Record Outflows from Debt Mutual Funds Signal Investor Caution
The Indian mutual fund industry witnessed a historic shift in March, as investors pulled out a massive sum from debt-oriented schemes. Data from the Association of Mutual Funds in India (AMFI) shows that debt mutual funds experienced net outflows of approximately Rs 2.9 lakh crore during the month. This figure marks the highest monthly withdrawal on record, highlighting a significant move by investors to reallocate their capital.
Which Funds Faced the Biggest Redemptions?
The outflows were widespread across several categories of debt funds, but a few segments saw particularly heavy withdrawals. Overnight funds, which are considered among the safest debt instruments due to their very short maturity periods, led the exodus with redemptions of Rs 40,227 crore. Close behind were money market funds, which saw outflows of Rs 29,207 crore. Low-duration funds also recorded substantial withdrawals, with investors pulling out Rs 25,227 crore.
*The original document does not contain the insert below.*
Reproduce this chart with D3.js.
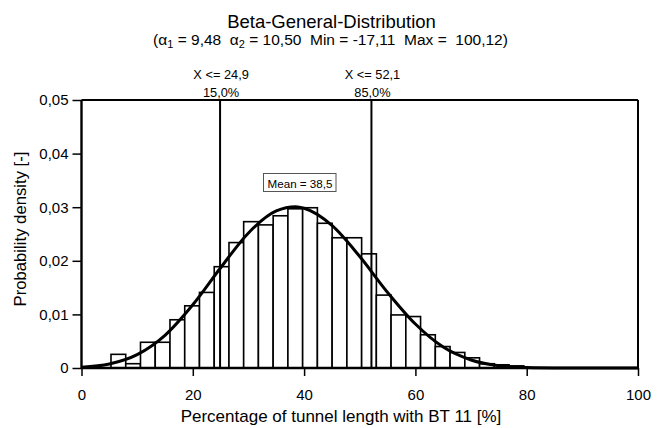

These categories are typically favored by corporate treasuries and large institutional investors for parking surplus cash. The simultaneous large-scale exit from these relatively stable funds points to a system-wide need for liquidity or a strategic shift in asset allocation ahead of the financial year-end.
Understanding the Context Behind the Move
The record outflows in March are not entirely unexpected and are linked to the conclusion of the financial year. A primary driver is the advance tax payments that corporations must make by March 15. Companies often redeem their investments in liquid and short-term debt funds to meet these substantial tax obligations. This creates a seasonal pattern of outflows from debt funds every quarter, with the March quarter typically being the most pronounced.
Furthermore, the end of the fiscal year prompts many businesses and financial institutions to tidy up their balance sheets. They may withdraw funds to show higher cash positions or to meet annual financial targets. For individual investors, the period can involve portfolio rebalancing and profit-booking before the new tax year begins.
What This Means for the Market and Investors
While the headline number is striking, such large outflows from the debt market can have ripple effects. When fund houses face heavy redemptions, they may need to sell government securities and corporate bonds in the market to raise cash. This selling pressure can temporarily push bond yields higher and prices lower. However, this impact is often short-lived as normal investment patterns resume in the new fiscal year.
For the average investor, this event underscores the importance of understanding the nature of their investments. Debt funds, while generally less volatile than equity funds, are not immune to large-scale redemption pressures, especially in categories used for cash management. It also highlights how institutional money flows can dominate certain market segments.
Looking ahead, analysts expect inflows to stabilize and likely return to debt schemes in April, as fresh corporate liquidity gets deployed and the new financial year begins. The record outflow is more a reflection of cyclical financial behavior than a loss of faith in debt mutual funds as an asset class. Investors are advised to align their debt fund investments with their personal financial goals and time horizons, rather than reacting to short-term, seasonal fluctuations in flow data.